The presidential election campaign in Brazil brought some surprises. The death of presidential candidate Eduardo Campos gave the campaign a completely new direction. The entry of Marina Silva, who had taken Campos’ place in the race, vigorously upset the initial scenarios. Then, just shortly before the first round of the election, the situation shifted again, this time in favor of the other opposition candidate, Aécio Neves. In the end, Silva dropped out of the competition after receiving only 21.3% of the vote in the first round. Neves came in second, with 33.6%, while incumbent Dilma Rousseff took 41.6% of the vote.

Support of third-placed Silva makes Neves a credible challenger of President Rousseff

The latest electoral surveys show that Neves will emerge as the victor in the second and final round of the vote, even though the usual statistical margin of error, undecided voters and election-day abstentions limit the significance of such surveys. Rousseff’s effective campaign machine could also still make political life more difficult for Neves, a former governor of Minas Gerais, one of Brazil’s larger and wealthier states. Incumbent Rousseff had used smear-campaign tactics against her rivals in the first round, and this type of negative campaigning could further intensify before the second round on 26 October.

Rousseff's popularity is primarily based on socialist policies aimed at the poorer population strata of Brazil. She has also initially benefited from electoral rules that give the incumbent significantly more airtime on television and radio. However, in the run-up to the second round, airtime time is awarded equally to both candidates, reducing that advantage. Also, Neves is benefitting from the support of third-placed Silva, granted in exchange for agreeing to take over certain points of her policy program.

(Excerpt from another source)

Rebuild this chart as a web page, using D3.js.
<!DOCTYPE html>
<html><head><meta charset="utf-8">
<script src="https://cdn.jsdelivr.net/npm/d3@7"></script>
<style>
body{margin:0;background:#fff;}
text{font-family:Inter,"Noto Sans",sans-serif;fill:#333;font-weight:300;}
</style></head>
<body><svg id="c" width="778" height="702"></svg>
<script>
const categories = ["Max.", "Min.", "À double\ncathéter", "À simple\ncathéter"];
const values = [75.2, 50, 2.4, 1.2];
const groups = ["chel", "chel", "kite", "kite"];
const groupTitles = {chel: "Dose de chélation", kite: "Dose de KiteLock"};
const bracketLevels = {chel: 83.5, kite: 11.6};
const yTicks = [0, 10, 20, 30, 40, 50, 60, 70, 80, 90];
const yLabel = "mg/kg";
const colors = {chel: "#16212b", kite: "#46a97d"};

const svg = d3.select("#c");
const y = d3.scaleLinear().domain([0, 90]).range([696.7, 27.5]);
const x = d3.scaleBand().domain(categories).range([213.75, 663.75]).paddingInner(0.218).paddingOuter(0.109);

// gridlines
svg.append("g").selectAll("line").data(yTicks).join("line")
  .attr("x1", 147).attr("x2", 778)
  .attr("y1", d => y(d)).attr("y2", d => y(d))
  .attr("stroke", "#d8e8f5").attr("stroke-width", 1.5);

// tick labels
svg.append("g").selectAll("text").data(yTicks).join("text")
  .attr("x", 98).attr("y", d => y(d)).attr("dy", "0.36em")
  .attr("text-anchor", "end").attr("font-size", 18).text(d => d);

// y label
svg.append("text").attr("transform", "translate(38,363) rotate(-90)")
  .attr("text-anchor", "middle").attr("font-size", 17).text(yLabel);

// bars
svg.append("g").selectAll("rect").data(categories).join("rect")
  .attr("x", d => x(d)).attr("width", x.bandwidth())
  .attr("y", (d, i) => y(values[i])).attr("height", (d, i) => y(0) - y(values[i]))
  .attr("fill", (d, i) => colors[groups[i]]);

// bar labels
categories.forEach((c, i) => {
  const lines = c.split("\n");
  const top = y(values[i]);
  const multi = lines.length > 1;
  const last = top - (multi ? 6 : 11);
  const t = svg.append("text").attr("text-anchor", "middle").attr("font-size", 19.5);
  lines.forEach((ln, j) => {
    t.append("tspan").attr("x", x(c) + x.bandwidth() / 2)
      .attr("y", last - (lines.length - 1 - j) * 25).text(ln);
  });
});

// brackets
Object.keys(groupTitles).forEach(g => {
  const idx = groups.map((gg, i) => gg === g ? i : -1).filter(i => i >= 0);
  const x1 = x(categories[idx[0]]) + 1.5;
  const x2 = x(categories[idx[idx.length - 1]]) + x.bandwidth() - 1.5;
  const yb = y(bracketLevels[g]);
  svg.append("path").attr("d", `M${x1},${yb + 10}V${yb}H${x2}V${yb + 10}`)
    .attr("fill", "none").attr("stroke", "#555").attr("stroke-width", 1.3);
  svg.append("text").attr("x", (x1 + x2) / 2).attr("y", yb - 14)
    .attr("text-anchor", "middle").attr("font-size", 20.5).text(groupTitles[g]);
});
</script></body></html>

Neves’ more business-friendly views justify investors’ hope for change 

But what can be expected from the two candidates? Rousseff stands for distributive economic and social policies, which also re-serves a significant role for the state in the economy. This has already led to substantial market distortions in some cases. Neves, on the other hand, is considered to be a more pro-business candidate. Although he has promised to uphold existing social policies, he also envisions more restrictive fiscal outlook, and tackling high inflation is high on his agenda as well.

The structural challenges are still big 

The hopes for political change among market participants are therefore justified. However, the currently adverse economic environ-ment in Brazil represents a major problem for both candidates. Brazil had benefited from a credit-driven investment boom in the preceding cycle, but declining capital inflows and a reduction in state-subsidized lending have intensified the negative impact of falling commodity prices more recently. At the same time, inflation remains structurally high due to large infrastructure deficits, and the economy continues to suffer from a weak propensity to consume and invest.

With dwindling support from the economic cycle, it will also be increasingly difficult to cut the high fiscal deficit. Thus, whether Neves can succeed in such a stagflationary environment remains questionable, while the increasing fragmentation of Brazil’s parlia-ment is also likely to complicate policy in the years to come. Thus, it is better to keep expectations low.

Election-driven rally in the Brazilian stock market

Last but not least, with the country’s Ibovespa index already up 12.5% since the beginning of the year, Brazilian stocks are no longer "cheap". The presidential election seems to have been reduced to a binary event in stock market. And while we may yet see even higher stock prices in Brazil, the current rally lacks fundamental drivers. Developments should thus remain very volatile.